At first we formed a focus group in order to see what a small amount of college graduates thought about the infomercial and the product itself. Through their insights, we were able to form hypotheses that helped us to create the questionnaire that will be used in this project. We are extremely interested in whether the male and female differences picked up in the focus group will remain throughout the study. After each team formed questionnaires, they were analyzed until one new one was created.

Everyone then picked that apart, until the final survey could be formed which is what is going to be used in this study.

The hypotheses that were used to create the questionnaires were first formed by four individual teams. Later all the teams collaborated in order to form one joint set of hypotheses. What first started out at about 70 different hypotheses was narrowed down to twenty-four. The following are the twenty-two hypotheses decided upon by the whole.

1. A convincing audience within the infomercial will be one that is made up of a majority of the target audience.

2. All prices of accessories should be given in the infomercial to aid in the decision making process.

3. Infomercial hosts should be closer in age to the target market.

4. The number of testimonials should be reduced.

5. It would increase the credibility of the testimonials is a disclaimer was shown to verify that the people giving the testimonials were not being paid.

6. Consumers are concerned with hidden costs not explained within the infomercial.

7. It would aid in the purchasing decision if consumers better understood the value that they were receiving for their money.

8. Consumers will use this product at least twice per month.

9. The rotisserie is seen as having a higher value than competing units.

10. The value of the accessories needs to be explained within the infomercial.

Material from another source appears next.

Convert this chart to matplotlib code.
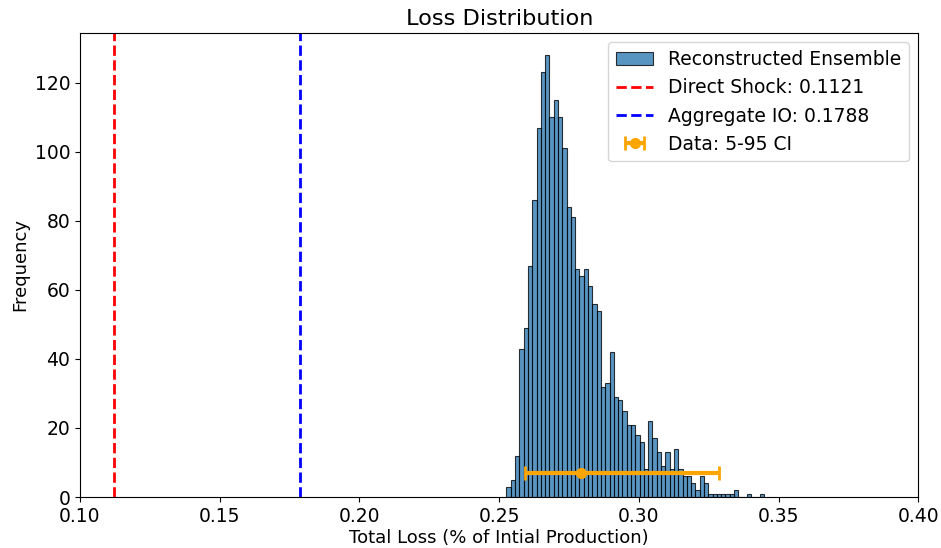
import numpy as np
import matplotlib
matplotlib.use("Agg")
import matplotlib.pyplot as plt

# Histogram data (60 bins)
bin_start = 0.2526
bin_end = 0.3448
counts = [3, 5, 12, 43, 49, 67, 86, 107, 123, 128,
          110, 115, 110, 101, 84, 81, 66, 64, 66, 61,
          56, 54, 32, 33, 42, 29, 28, 25, 21, 21,
          18, 16, 8, 22, 17, 13, 9, 13, 8, 14,
          8, 6, 6, 4, 2, 6, 4, 1, 1, 1,
          1, 1, 1, 2, 0, 0, 1, 0, 0, 1]

direct_shock = 0.1121
aggregate_io = 0.1788

ci_center = 0.2791
ci_low = 0.2591
ci_high = 0.3288
ci_y = 7

plt.rcParams['font.size'] = 13.5

fig = plt.figure(figsize=(9.41, 5.48), dpi=100)
ax = fig.add_axes([0.085, 0.093, 0.891, 0.847])

edges = np.linspace(bin_start, bin_end, len(counts) + 1)
centers = 0.5 * (edges[:-1] + edges[1:])
ax.hist(centers, bins=edges, weights=counts, color='#2a78b0', alpha=0.78,
        edgecolor='black', linewidth=0.8, label='Reconstructed Ensemble')

ax.axvline(direct_shock, color='red', linestyle='--', linewidth=2,
           label=f'Direct Shock: {direct_shock:.4f}')
ax.axvline(aggregate_io, color='blue', linestyle='--', linewidth=2,
           label=f'Aggregate IO: {aggregate_io:.4f}')

ax.errorbar([ci_center], [ci_y],
            xerr=[[ci_center - ci_low], [ci_high - ci_center]],
            fmt='o', color='orange', capsize=5, elinewidth=3, capthick=2,
            markersize=7, label='Data: 5-95 CI')

ax.set_xlim(0.10, 0.40)
ax.set_xticks([0.10, 0.15, 0.20, 0.25, 0.30, 0.35, 0.40])
ax.set_xlabel('Total Loss (% of Intial Production)', fontsize=13, labelpad=2)
ax.set_ylabel('Frequency', fontsize=13)
ax.set_title('Loss Distribution')
ax.legend(loc='upper right')

fig.savefig('out.png', dpi=100)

11. Consumers need reassurance that this is an easy unit to clean.

12. Convenience is a particularly important determinant for perceived value.

13. Consumers see this as a quality product as compared to competing units.

14. Alterations are needed to design and capabilities in order to sell to recent college graduates.

15. The taste of the food is very important and should be stressed.

16. The warranty should be given more than once during the infomercial to assure buyers the ease of return if a problem does occur.

17. Shipping costs will be a major factor in the decision making process.

18. We should market the product in the United States where a majority of college graduates reside.

19. Ronco Inc. may reach more customers if they expand their marketing beyond the infomercial and the Internet.

20. Coupons that have no value to the majority of viewers will negatively affect sales.

21. Showing how the product is cleaned would benefit in selling the product.

22. Emphasis should be placed on the fact that the product can handle any meal size.

From these twenty-two hypotheses, the final questionnaire was produced.

We are going to collect data through a survey to find out more about recent college graduates and their views on the rotisserie and their purchase intent. These surveys will be distributed throughout The Richard Stockton College campus with the assumption that these individuals will have similar purchasing intents to those individuals that recently graduated from college.

The sampling frame for this particular study is those attending The Richard Stockton College and the few individuals we can sample that attend other colleges and universities. Since we will not be able to obtain a list of those individuals that fit our study, we are going to try to get the people that we know, that are in our classes, that live with us or any other individuals that will give us the time to watch the video and then answer the accompanying survey.

We realize that in this study we will not being using the preferred sampling method due to the lack of financial resources available and the time restrictions we are faced with. In an ordinary study, we would use a probability study, the most common being a simple random sample. This type of sampling ensures better results, but unfortunately takes a lot of time. Due to the deadline of this project, a random sample would take much too long. Using that type sampling method, every element of the population is known and equally likely of being selected. If we had the time to do a probability sample, the best one to be conducted would be a simple random sample. There is a good chance that a cluster sampling method would have been done, due to the significant cost difference.

However, due to the nature of this study, we are using a nonprobability sampling method in which specific elements from the population have been selected in a nonrandom manner. The sampling error cannot be calculated and there is a good chance that bias will occur within the sample. The other major problem is that we cannot be sure that the sample is representative of the entire population and therefore should not be assumed for the entire population. We realize the disadvantages of this type of sampling method but we are able to deal with that due to lack of money, time and lack of access to all 6,000 names of Stockton students and/or other recent college students and graduates. Through careful collection, nonprobability samples can still be reasonably effective in this type of population.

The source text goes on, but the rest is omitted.